Restrictive business practices tend to interfere with the efficient use of economic resources and thus reduce economic growth and welfare, with particularly adverse effects on developing countries. Such practices include: cartel activities; export prohibitions; agreements on market distribution and allocation; tying of the supply of inputs including raw materials and components; restrictions specified in contracts for the transfer of technology; arbitrary transfer pricing between the parent company and its affiliates; monopoly practices.
In the 1990s, as Japan struggled to revive its economy and avert a global recession, it was under enormous pressure to make itself more efficient and thus stimulate a new burst of economic growth. But it found itself profoundly torn, for efficiency would come at the price of egalitarianism and other values that many Japanese regard as at least as important as economic growth.

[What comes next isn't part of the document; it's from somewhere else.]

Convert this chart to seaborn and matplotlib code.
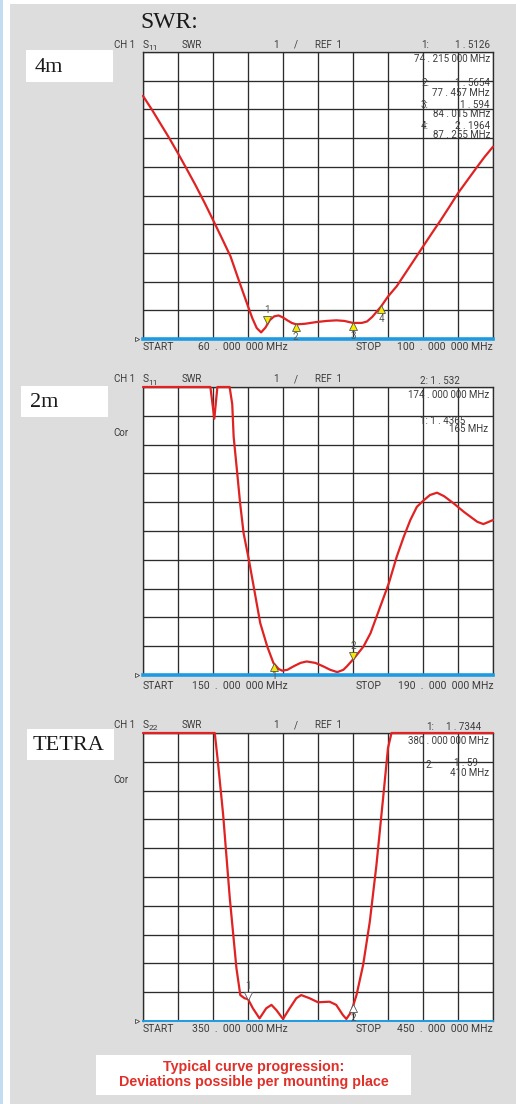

Conventional economic wisdom holds that freedom of enterprise and the profit motive produce economic efficiency. This is correct to the extent that economic theory defines such efficiency in precisely the way that those intending to maximize the return on their investment would wish. But when efficiency is defined as applying existing productive capacity to meet existing human needs, then it is immediately apparent how inefficient the global economic system presently is.
Both the International Monetary Fund (IMF) and the World Bank (WB) impose upon developing countries Draconian measures designed to promote economic growth and stability, most often at the price of extreme human suffering and environmental damage. Such measures fly in the face of the best learnings of the developed world about the need to manage economic development carefully if the populace and the environment are to benefit in the long run.